I’m gonna be honest with you guys... Forget Mr. “I’m only dangerous if you sleep, Christmas ugly sweater wearing” Freddy. Or “My momma started it because I was bullied (but rightfully so, for being a butterface-with-no-butter ugly)” Jason. Don’t even come at me about that punk “ It’s just a damn Cabbage Patch doll” Chucky. Why? Because since day 1 I’ve been a Michael “Mike” Myers fan. Mr. “I been murking since I was a child just because.” He who has the hardest ‘ I WILL KILL YOU’ music with the piano keys and heavy organ, and you know it’s low key a trap beat. Michael Myers is the MVP of this slasher-horror game, the one who never gets the respect he deserves for his consistency with the basic ‘scare’ fundamentals. That’s right, Michael Myers is the Tim Duncan of horror. He has the rings and hall of fame career, but because he doesn’t have flashy hand knives, or a stupid hockey mask, he isn’t given the proper respect. I thank GOD for this new Halloween screenplay written by Danny McBride (of all people). Maybe now people will put more Respeck on Mike’s name. By the way, Spoilers Ahead.
This screenplay basically starts Halloween Eve with two millennial reporters who have a hard-on for social justice ( yes, as a fellow millennial big on social justice, I know my people) and go to the prison where Michael-- played TO PERFECTION by James Jude Courtney-- has been imprisoned. This man is not talking to anyone, just standing there like a living avatar of Death since being imprisoned. They ask questions about himself and the new move that all the inmates will be taking to the new facilities. All this is fine until… these idiots bring out his original mask. The whole courtyard of mentally unstable and dangerous folk start whooping and hollering like Excalibur was just pulled out the stone, with Michael Myers as their King Arthur. Michael of course says nothing, or even acknowledges what is happening, but you know and I know that he KNOWS. Now, I don’t know about y’all, but I would have “Nope’d” the hell out of there so quick that Barry Allen would have had to show up and give a warning about possibly messing with the time stream. What’s really great about this scene is though you are staring at Michael’s back the entire time, his presence is undeniable. This man isn’t a killer, or mentally tortured in some way; he is categorized under ‘other’ and it shows.
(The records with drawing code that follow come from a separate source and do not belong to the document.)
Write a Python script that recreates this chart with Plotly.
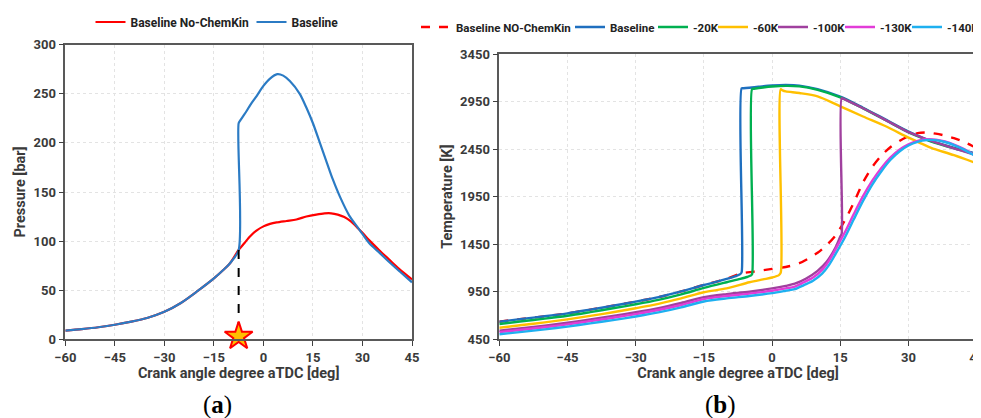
import plotly.graph_objects as go

# ---------------- data: (a) pressure ----------------
ca_p_baseline = [-60, -55, -50, -45, -40, -35, -30, -25, -20, -15, -12, -10, -7.5, -7.5, -7, -5, -4, -2, 0, 2, 4.2,
                 6, 8, 11, 13, 15, 17, 19.2, 21, 23.2, 26, 29.2, 32, 35.2, 38, 41.3, 45]
p_baseline = [8.8, 10.4, 12.3, 14.8, 18, 22, 28, 37, 49, 62, 71, 78, 91, 220, 223, 233, 238.5, 248, 258, 265.5,
              270, 268.5, 263, 250, 236, 220, 201, 180, 163, 145, 126, 111, 98, 88, 79, 69, 58]
ca_p_nochem = [-60, -55, -50, -45, -40, -35, -30, -25, -20, -15, -12, -10, -7.5, -6, -4, -2, 0, 2, 4, 7, 10, 13, 16,
               18.5, 20.5, 22.5, 24.5, 26.5, 28.5, 30, 32, 35, 38, 41, 45]
p_nochem = [8.8, 10.4, 12.3, 14.8, 18, 22, 28, 37, 49, 62, 71, 78, 91, 97, 105, 111, 115, 117.5, 119, 120.5,
            122, 125, 127, 128.2, 128.3, 127, 124.5, 120, 113.5, 108.5, 101, 91, 81.5, 72, 61]
ignition_ca = [-7.5, -7.5]
ignition_p = [91, 6]
star_ca = [-7.5]
star_p = [3]

# ---------------- data: (b) temperature ----------------
ca_t_nochem = [-60, -55, -50, -45, -40, -35, -30, -25, -20, -15, -10, -7, -4, 0, 3, 6, 8, 10, 12, 14, 16, 18, 20, 22,
               24, 26, 28, 30, 32, 34, 36, 38, 40, 42, 45]
t_nochem = [635, 665, 692, 723, 762, 803, 846, 893, 953, 1021, 1085, 1140, 1162, 1190, 1210, 1250, 1300, 1360, 1440,
            1545, 1700, 1890, 2100, 2260, 2380, 2470, 2535, 2585, 2618, 2625, 2612, 2592, 2565, 2530, 2460]

ca_t_baseline = [-60, -55, -50, -45, -40, -35, -30, -25, -20, -15, -10, -8, -7, -6.7, -6.7, -6.3, -5, -3, 0, 3, 6, 10,
                 15, 20, 25, 30, 33, 35, 40, 45]
t_baseline = [635, 665, 692, 723, 762, 803, 846, 893, 953, 1021, 1085, 1115, 1135, 1155, 3089, 3090, 3095, 3105, 3118,
              3124, 3118, 3080, 3001, 2885, 2760, 2635, 2572, 2535, 2465, 2400]

ca_t_20k = [-60, -55, -50, -45, -40, -35, -30, -25, -20, -15, -10, -7, -5.5, -4.7, -4.4, -4.4, -4, -2, 0, 3, 6, 10, 15,
            20, 25, 30, 33, 35, 40, 45]
t_20k = [611, 640, 667, 698, 736, 776, 818, 865, 923, 990, 1050, 1085, 1105, 1120, 1135, 3082, 3085, 3098, 3108, 3115,
         3110, 3073, 2994, 2878, 2753, 2626, 2566, 2530, 2458, 2393]

ca_t_60k = [-60, -55, -50, -45, -40, -35, -30, -25, -20, -15, -10, -5, -2, 0, 1.5, 1.9, 1.9, 2.3, 3, 6, 10, 15, 20,
            25, 30, 33, 35, 40, 45]
t_60k = [572, 600, 628, 660, 696, 735, 777, 823, 880, 945, 985, 1050, 1080, 1100, 1125, 1150, 3079, 3068, 3057, 3040,
         3005, 2900, 2793, 2690, 2570, 2505, 2462, 2386, 2300]

ca_t_100k = [-60, -55, -50, -45, -40, -35, -30, -25, -20, -15, -10, -5, 0, 3, 5, 7.5, 10, 12, 14, 15, 15.3, 15.3,
             15.7, 17, 20, 25, 30, 33, 35, 40, 45]
t_100k = [540, 566, 593, 624, 659, 696, 735, 778, 832, 893, 925, 950, 985, 1012, 1035, 1090, 1170, 1265, 1420, 1530,
          1560, 2984, 2978, 2950, 2880, 2755, 2628, 2572, 2537, 2458, 2385]

ca_t_130k = [-60, -55, -50, -45, -40, -35, -30, -25, -20, -15, -10, -5, 0, 3, 5, 7, 9, 11, 12.5, 14, 16, 18, 20, 22,
             24, 26, 28, 30, 32, 34, 36, 38, 40, 42, 45]
t_130k = [525, 551, 577, 607, 641, 677, 715, 758, 811, 873, 905, 930, 960, 985, 1005, 1050, 1100, 1180, 1275, 1400,
          1575, 1770, 1955, 2115, 2250, 2360, 2443, 2500, 2537, 2553, 2550, 2530, 2497, 2455, 2375]

ca_t_140k = [-60, -55, -50, -45, -40, -35, -30, -25, -20, -15, -10, -5, 0, 3, 5, 7, 9, 11, 12.5, 14, 16, 18, 20, 22,
             24, 26, 28, 30, 32, 34, 36, 38, 40, 42, 45]
t_140k = [503, 528, 554, 583, 617, 652, 690, 733, 786, 848, 880, 905, 935, 960, 978, 1020, 1065, 1140, 1230, 1350,
          1520, 1715, 1905, 2075, 2215, 2335, 2425, 2488, 2527, 2546, 2544, 2525, 2493, 2450, 2370]

x_ticks = [-60, -45, -30, -15, 0, 15, 30, 45]
p_ticks = [0, 50, 100, 150, 200, 250, 300]
t_ticks = [450, 950, 1450, 1950, 2450, 2950, 3450]

# ---------------- layout helpers (page body has an 8px margin) ----------------
OFF = 8
W, H = 981 - OFF, 418 - OFF


def fx(px):
    return (px - OFF) / W


def fy(py):
    return 1 - (py - OFF) / H


FONT = "Roboto"
TXT = "#3a3a3a"
RED = "#FF0000"
BLUE = "#2B7BC4"
BLUE_B = "#1F6FBF"
GREEN = "#00B050"
YELLOW = "#FFC000"
PURPLE = "#A0409E"
MAGENTA = "#E23CD8"
LBLUE = "#1EB0F0"

fig = go.Figure()

# (a)
fig.add_trace(go.Scatter(x=ca_p_nochem, y=p_nochem, mode="lines", name="Baseline No-ChemKin",
                         line=dict(color=RED, width=2.2, shape="spline", smoothing=0.8),
                         xaxis="x", yaxis="y", legend="legend", legendwidth=116))
fig.add_trace(go.Scatter(x=ca_p_baseline, y=p_baseline, mode="lines", name="Baseline",
                         line=dict(color=BLUE, width=2.2, shape="spline", smoothing=0.8),
                         xaxis="x", yaxis="y", legend="legend"))
fig.add_trace(go.Scatter(x=ignition_ca, y=ignition_p, mode="lines", showlegend=False,
                         line=dict(color="black", width=2, dash="dash"), xaxis="x", yaxis="y"))
fig.add_trace(go.Scatter(x=star_ca, y=star_p, mode="markers", showlegend=False,
                         marker=dict(symbol="star", size=21, color="#FFC000", line=dict(color=RED, width=2)),
                         xaxis="x", yaxis="y", cliponaxis=False))

# (b)
series_b = [
    ("Baseline NO-ChemKin", ca_t_nochem, t_nochem, RED, "dash", 109),
    ("Baseline", ca_t_baseline, t_baseline, BLUE_B, "solid", 38),
    ("-20K", ca_t_20k, t_20k, GREEN, "solid", 15),
    ("-60K", ca_t_60k, t_60k, YELLOW, "solid", 15),
    ("-100K", ca_t_100k, t_100k, PURPLE, "solid", 22),
    ("-130K", ca_t_130k, t_130k, MAGENTA, "solid", 22),
    ("-140K", ca_t_140k, t_140k, LBLUE, "solid", 31),
]
for name, xs, ys, col, dash, lw in series_b:
    fig.add_trace(go.Scatter(x=xs, y=ys, mode="lines", name=name,
                             line=dict(color=col, width=2.4, dash=dash, shape="spline", smoothing=0.8),
                             xaxis="x2", yaxis="y2", legend="legend2", legendwidth=lw))

axis_common = dict(
    showline=True, linecolor="#595959", linewidth=1.5, mirror=True,
    ticks="outside", ticklen=5, tickcolor="#404040", tickwidth=1.2,
    showgrid=True, gridcolor="#E3E3E3", griddash="dot", gridwidth=1,
    zeroline=False, ticklabeloverflow="allow",
    tickfont=dict(family=FONT, size=13, color=TXT, weight="bold"),
)
title_font = dict(family=FONT, size=14.5, color=TXT, weight="bold")

fig.update_layout(
    width=W, height=H,
    margin=dict(l=0, r=0, t=0, b=0, autoexpand=False),
    paper_bgcolor="white", plot_bgcolor="white",
    xaxis=dict(domain=[fx(65.3), fx(412)], range=[-60, 45], tickvals=x_ticks, anchor="y",
               title=dict(text="Crank angle degree aTDC [deg]", font=title_font, standoff=3), **axis_common),
    yaxis=dict(domain=[fy(339.3), fy(44.7)], range=[0, 300], tickvals=p_ticks, anchor="x",
               title=dict(text="Pressure [bar]", font=title_font, standoff=4), **axis_common),
    xaxis2=dict(domain=[fx(499.3), min(1.0, fx(976.7))], range=[-60, 45], tickvals=x_ticks, anchor="y2",
                title=dict(text="Crank angle degree aTDC [deg]", font=title_font, standoff=3), **axis_common),
    yaxis2=dict(domain=[fy(339.3), fy(54)], range=[450, 3450], tickvals=t_ticks, anchor="x2",
                title=dict(text="Temperature [K]", font=title_font, standoff=4), **axis_common),
    legend=dict(orientation="h", x=fx(217), xanchor="center", y=fy(22), yanchor="middle",
                font=dict(family=FONT, size=12, color="#222222", weight="bold"),
                bgcolor="rgba(0,0,0,0)", traceorder="normal"),
    legend2=dict(orientation="h", x=fx(416), xanchor="left", y=fy(27), yanchor="middle",
                 font=dict(family=FONT, size=11.5, color="#222222", weight="bold"),
                 bgcolor="rgba(0,0,0,0)", traceorder="normal"),
    annotations=[
        dict(text="(<b>a</b>)", x=fx(217), y=fy(405), xref="paper", yref="paper", showarrow=False,
             xanchor="center", yanchor="middle",
             font=dict(family="Liberation Serif", size=25, color="black")),
        dict(text="(<b>b</b>)", x=fx(720), y=fy(405), xref="paper", yref="paper", showarrow=False,
             xanchor="center", yanchor="middle",
             font=dict(family="Liberation Serif", size=25, color="black")),
    ],
)

fig.write_html("out.html")
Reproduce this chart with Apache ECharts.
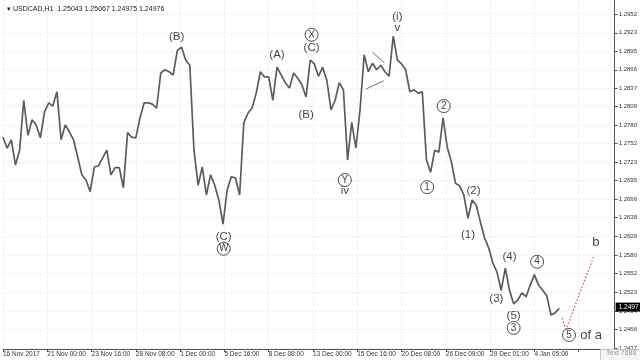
<!DOCTYPE html>
<html>
<head>
<meta charset="utf-8">
<script src="https://cdn.jsdelivr.net/npm/echarts@6/dist/echarts.min.js"></script>
<style>html,body{margin:0;padding:0;background:#fff;}#c{width:640px;height:360px;}</style>
</head>
<body>
<div id="c"></div>
<script>
// ---- data ----
const title = '\u25BE USDCAD,H1  1.25043 1.25067 1.24975 1.24976';
const timeLabels = ['16 Nov 2017','21 Nov 00:00','23 Nov 16:00','28 Nov 08:00','1 Dec 00:00','5 Dec 16:00','8 Dec 08:00','13 Dec 00:00','15 Dec 16:00','20 Dec 08:00','26 Dec 09:00','29 Dec 01:00','4 Jan 05:00'];
const barsPerLabel = 64;
const barStep = 6; // hourly bars between samples
const priceTicks = [1.2952,1.2923,1.2895,1.2866,1.2837,1.2809,1.2780,1.2752,1.2723,1.2695,1.2666,1.2638,1.2609,1.2580,1.2552,1.2523,1.2494,1.2466,1.2437];
const closes = [
1.2762,1.2745,1.2758,1.2719,1.2742,1.2819,1.2765,1.2789,1.2781,1.2761,
1.2801,1.2815,1.2810,1.2832,1.2758,1.2781,1.2770,1.2758,1.2731,1.2704,
1.2696,1.2678,1.2716,1.2718,1.2730,1.2742,1.2704,1.2715,1.2715,1.2684,
1.2769,1.2762,1.2761,1.2792,1.2815,1.2815,1.2813,1.2807,1.2861,1.2866,
1.2863,1.2858,1.2896,1.2901,1.2881,1.2873,1.2742,1.2688,1.2716,1.2673,
1.2704,1.2688,1.2665,1.2628,1.2681,1.2701,1.2699,1.2673,1.2784,1.2799,
1.2807,1.2830,1.2863,1.2855,1.2855,1.2819,1.2870,1.2858,1.2846,1.2838,
1.2861,1.2853,1.2843,1.2824,1.2881,1.2875,1.2856,1.2870,1.2850,1.2804,
1.2819,1.2846,1.2835,1.2727,1.2785,1.2745,1.2804,1.2889,1.2863,1.2876,
1.2866,1.2873,1.2863,1.2856,1.2918,1.2881,1.2875,1.2866,1.2832,1.2835,
1.2830,1.2832,1.2727,1.2708,1.2742,1.2739,1.2792,1.2747,1.2724,1.2691,
1.2687,1.2673,1.2637,1.2665,1.2657,1.2631,1.2607,1.2591,1.2568,1.2554,
1.2526,1.2560,1.2526,1.2505,1.2511,1.2522,1.2516,1.2534,1.2550,1.2534,
1.2526,1.2517,1.2488,1.2491,1.2498
];
const lastPrice = 1.24976;
// projected path (bar index, price)
const projBars = [808, 814, 854];
const projPrices = [1.2483, 1.2466, 1.2579];
// triangle trendlines
const upperBars = [534, 551], upperPrices = [1.2893, 1.2877];
const lowerBars = [524, 550], lowerPrices = [1.2836, 1.2849];
// wave annotations
const annoText = ['(B)','(C)','W','(A)','X','(C)','(B)','(i)','v','Y','iv','2','1','(2)','(1)','(4)','4','(3)','(5)','3','5','of a','b'];
const annoCircled = [0,0,1,0,1,0,0,0,0,1,0,1,1,0,0,0,1,0,0,1,1,0,0];
const annoBar = [251,319,319,396,446,446,438,570,570,494,494,637,613,680,672,732,772,713,738,738,818,850,857];
const annoPrice = [1.2917,1.2608,1.2590,1.2889,1.2920,1.2900,1.2796,1.2947,1.2930,1.2696,1.2679,1.2810,1.2685,1.2679,1.2611,1.2577,1.2570,1.2513,1.2486,1.2468,1.2457,1.2457,1.2599];

// ---- build ----
const priceData = closes.map((p, i) => [i * barStep, p]);
const projData = projBars.map((b, i) => [b, projPrices[i]]);
const annoData = annoText.map((t, i) => ({
  value: [annoBar[i], annoPrice[i]],
  label: { formatter: annoCircled[i] ? '{c|' + t + '}' : (t === 'of a' || t === 'b' ? '{big|' + t + '}' : t) }
}));
const truncate4 = v => (Math.floor(v * 10000 + 1e-7) / 10000).toFixed(4);

const chart = echarts.init(document.getElementById('c'), null, {renderer: 'canvas'});
chart.setOption({
  animation: false,
  backgroundColor: '#ffffff',
  textStyle: { fontFamily: 'Liberation Sans, Arial, sans-serif' },
  title: {
    text: title, left: 2, top: 1,
    textStyle: { fontSize: 7, fontWeight: 'normal', color: '#222' }
  },
  grid: { left: 0, right: 24, top: 0, bottom: 11, containLabel: false },
  xAxis: {
    type: 'value', min: 0, max: 884, interval: barsPerLabel,
    axisLine: { show: true, lineStyle: { color: '#555', width: 1 } },
    axisTick: { show: true, length: 3, inside: false, lineStyle: { color: '#555' } },
    axisLabel: {
      show: true, align: 'left', margin: 2, fontSize: 6.5, color: '#333',
      showMaxLabel: false,
      formatter: v => timeLabels[Math.round(v / barsPerLabel)] || ''
    },
    splitLine: { show: true, lineStyle: { color: '#ececec', type: [2, 2] } }
  },
  yAxis: {
    type: 'value', position: 'right', min: 1.24354, max: 1.29736,
    axisLine: { show: true, onZero: false, lineStyle: { color: '#555', width: 1 } },
    axisTick: { show: true, length: 3, lineStyle: { color: '#555' }, customValues: priceTicks },
    axisLabel: {
      show: true, fontSize: 6, color: '#333', margin: 4,
      customValues: priceTicks, formatter: v => v.toFixed(4)
    },
    splitLine: { show: true, lineStyle: { color: '#ececec', type: [2, 2] } }
  },
  series: [
    {
      name: 'USDCAD', type: 'line', data: priceData, showSymbol: false,
      lineStyle: { color: '#5c5c5c', width: 1.7 }, z: 3,
      markLine: {
        silent: true, symbol: 'none', z: 20,
        lineStyle: { color: 'rgba(0,0,0,0)', width: 0.1, type: 'solid' },
        label: {
          show: true, position: 'end', distance: 1,
          backgroundColor: '#000', color: '#fff', fontSize: 6.5, padding: [1, 3, 1, 3],
          formatter: () => truncate4(lastPrice)
        },
        data: [{ yAxis: lastPrice }]
      }
    },
    {
      name: 'projection', type: 'line', data: projData, showSymbol: false,
      lineStyle: { color: '#e0474c', width: 1.2, type: [1.5, 2] }, z: 4
    },
    {
      name: 'upper', type: 'line', data: upperBars.map((b, i) => [b, upperPrices[i]]),
      showSymbol: false, lineStyle: { color: '#444', width: 0.8 }, z: 4
    },
    {
      name: 'lower', type: 'line', data: lowerBars.map((b, i) => [b, lowerPrices[i]]),
      showSymbol: false, lineStyle: { color: '#444', width: 0.8 }, z: 4
    },
    {
      name: 'waves', type: 'scatter', data: annoData, symbolSize: 0, z: 5,
      label: {
        show: true, position: 'inside', color: '#111', fontSize: 11.5,
        rich: {
          c: { width: 11, height: 11, lineHeight: 11, align: 'center', borderRadius: 6.5,
               borderColor: '#222', borderWidth: 1, padding: [1, 1, 1, 1], fontSize: 10, color: '#111' },
          big: { fontSize: 13, color: '#111' }
        }
      }
    }
  ],
  graphic: [
    { type: 'rect', left: 600, top: 349, shape: { width: 40, height: 11 },
      style: { fill: '#f4f4f4', stroke: '#c8c8c8', lineWidth: 1 }, z: 10 },
    { type: 'text', left: 606, top: 350, z: 11,
      style: { text: 'Text 7688', fontSize: 7, fill: '#9a9a9a', font: '7px Liberation Sans' } }
  ]
});
</script>
</body>
</html>
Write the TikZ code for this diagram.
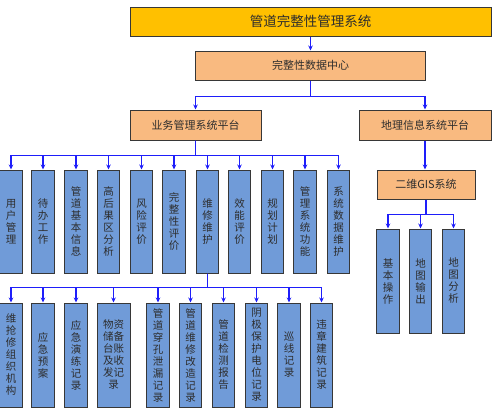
\documentclass[tikz,border=0pt]{standalone}
\usepackage{fontspec}
\newfontfamily\cjk{Noto Sans CJK SC}
\usetikzlibrary{arrows.meta}
\definecolor{goldfill}{RGB}{255,192,0}
\definecolor{peachfill}{RGB}{249,186,128}
\definecolor{bluefill}{RGB}{112,155,216}
\definecolor{connblue}{RGB}{30,30,250}
\definecolor{bordgray}{RGB}{55,55,55}
\definecolor{txtgray}{RGB}{45,45,45}
\begin{document}
\begin{tikzpicture}[x=1pt,y=-1pt,
 base/.style={draw=bordgray,line width=1pt,inner sep=0pt,text=txtgray,align=center},
 titlebox/.style={base,fill=goldfill,minimum width=361pt,minimum height=29pt,font=\cjk\fontsize{13.5}{15}\selectfont},
 peachbox/.style={base,fill=peachfill,minimum height=29pt,font=\cjk\fontsize{11}{13}\selectfont},
 vbox/.style={base,fill=bluefill,minimum width=22.5pt,font=\cjk\fontsize{10.5}{12}\selectfont},
 tallA/.style={vbox,minimum height=103pt},
 tallB/.style={vbox,minimum height=104pt},
 link/.style={draw=connblue,line width=1.1pt,-{Stealth[length=5pt,width=4.5pt]}}
]
\useasboundingbox (0,0) rectangle (494,413);
% top levels
\node[titlebox] (top) at (310.5,21.5) {管道完整性管理系统};
\node[peachbox,minimum width=230pt] (dc) at (310.5,65.5) {完整性数据中心};
\node[peachbox,minimum width=131pt,minimum height=30pt] (yw) at (195.5,125) {业务管理系统平台};
\node[peachbox,minimum width=132pt,minimum height=30pt] (dl) at (425,125) {地理信息系统平台};
\node[peachbox,minimum width=98pt] (gis) at (426,184.5) {二维GIS系统};
% second row (business)
\node[tallA] (a1) at (11,221.5) {用\\户\\管\\理};
\node[tallA] (a2) at (43,221.5) {待\\办\\工\\作};
\node[tallA] (a3) at (76,221.5) {管\\道\\基\\本\\信\\息};
\node[tallA] (a4) at (108.5,221.5) {高\\后\\果\\区\\分\\析};
\node[tallA] (a5) at (141.5,221.5) {风\\险\\评\\价};
\node[tallA] (a6) at (174,221.5) {完\\整\\性\\评\\价};
\node[tallA] (a7) at (207.5,221.5) {维\\修\\维\\护};
\node[tallA] (a8) at (239.5,221.5) {效\\能\\评\\价};
\node[tallA] (a9) at (272.5,221.5) {规\\划\\计\\划};
\node[tallA] (a10) at (305,221.5) {管\\理\\系\\统\\功\\能};
\node[tallA] (a11) at (338.5,221.5) {系\\统\\数\\据\\维\\护};
% third row (maintenance)
\node[tallB] (b1) at (11,355) {维\\抢\\修\\组\\织\\机\\构};
\node[tallB] (b2) at (43,355) {应\\急\\预\\案};
\node[tallB] (b3) at (76,355) {应\\急\\演\\练\\记\\录};
\node[tallB,minimum width=33pt] (b4) at (113.5,355) {物资\\储备\\台账\\及收\\发记\\录};
\node[tallB] (b5) at (158,355) {管\\道\\穿\\孔\\泄\\漏\\记\\录};
\node[tallB] (b6) at (190.5,355) {管\\道\\维\\修\\改\\造\\记\\录};
\node[tallB] (b7) at (223.5,355) {管\\道\\检\\测\\报\\告};
\node[tallB] (b8) at (256.5,355) {阴\\极\\保\\护\\电\\位\\记\\录};
\node[tallB] (b9) at (289,355) {巡\\线\\记\\录};
\node[tallB] (b10) at (321.5,355) {违\\章\\建\\筑\\记\\录};
% GIS row
\node[tallB] (g1) at (388,281) {基\\本\\操\\作};
\node[tallB] (g2) at (420.5,281) {地\\图\\输\\出};
\node[tallB] (g3) at (453.5,281) {地\\图\\分\\析};
% connectors
\draw[link] (top) -- (dc);
\draw[link] (dc.south) -- ++(0,16) -| (yw.north);
\draw[link] (dc.south) -- ++(0,16) -| (dl.north);
\foreach \c in {a1,a2,a3,a4,a5,a6,a7,a8,a9,a10,a11}
  \draw[link] (yw.south) -- ++(0,15) -| (\c.north);
\foreach \c in {b1,b2,b3,b4,b5,b6,b7,b8,b9,b10}
  \draw[link] (a7.south) -- ++(0,14) -| (\c.north);
\draw[link] (dl.south) -- (gis.north -| dl.south);
\foreach \c in {g1,g2,g3}
  \draw[link] (gis.south) -- ++(0,15) -| (\c.north);
\end{tikzpicture}
\end{document}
Meanwhile, in Haddonfield, Illinois, Laurie Strode (played amazingly well by Jamie Lee Curtis) is being considered the crazy old lady by both the town and her family because of how she has never got over what happened that horrible night 40 years ago. In one poignant part shown early in the movie, someone mentions how Michael really only killed 5 people that Halloween night and the world has had to deal with so much worse since then, so what’s the big deal? And they are right, because compared to 911, police brutality, and TRUMP, what is 5 deaths? But Laurie knows that Michael isn’t just some guy who killed a ‘few people’. He is Death incarnate and it’s only a matter of time before he’s free again. So Laurie stays vigilant, even though her daughter Karen (played by Judy Greer) hates her for a childhood of living in fear and preparation, and her grandaughter Allyson (played by Andi Matichak) just wants Laurie to move on so she can be a part of her life again. And thank God she did! The Mental Health Ally in me cries out for her PTSD trigger and the survivor’s guilt that she deals with throughout the movie. Yet, she is the ONLY ONE prepared for the inevitable escape of Michael, and the path of destruction he makes towards her doorway. I was kind of expecting an eventual “I told you so” from Laurie when shit hits the fan, but Curtis plays Laurie with a no nonsense attitude that makes her validation even sweeter.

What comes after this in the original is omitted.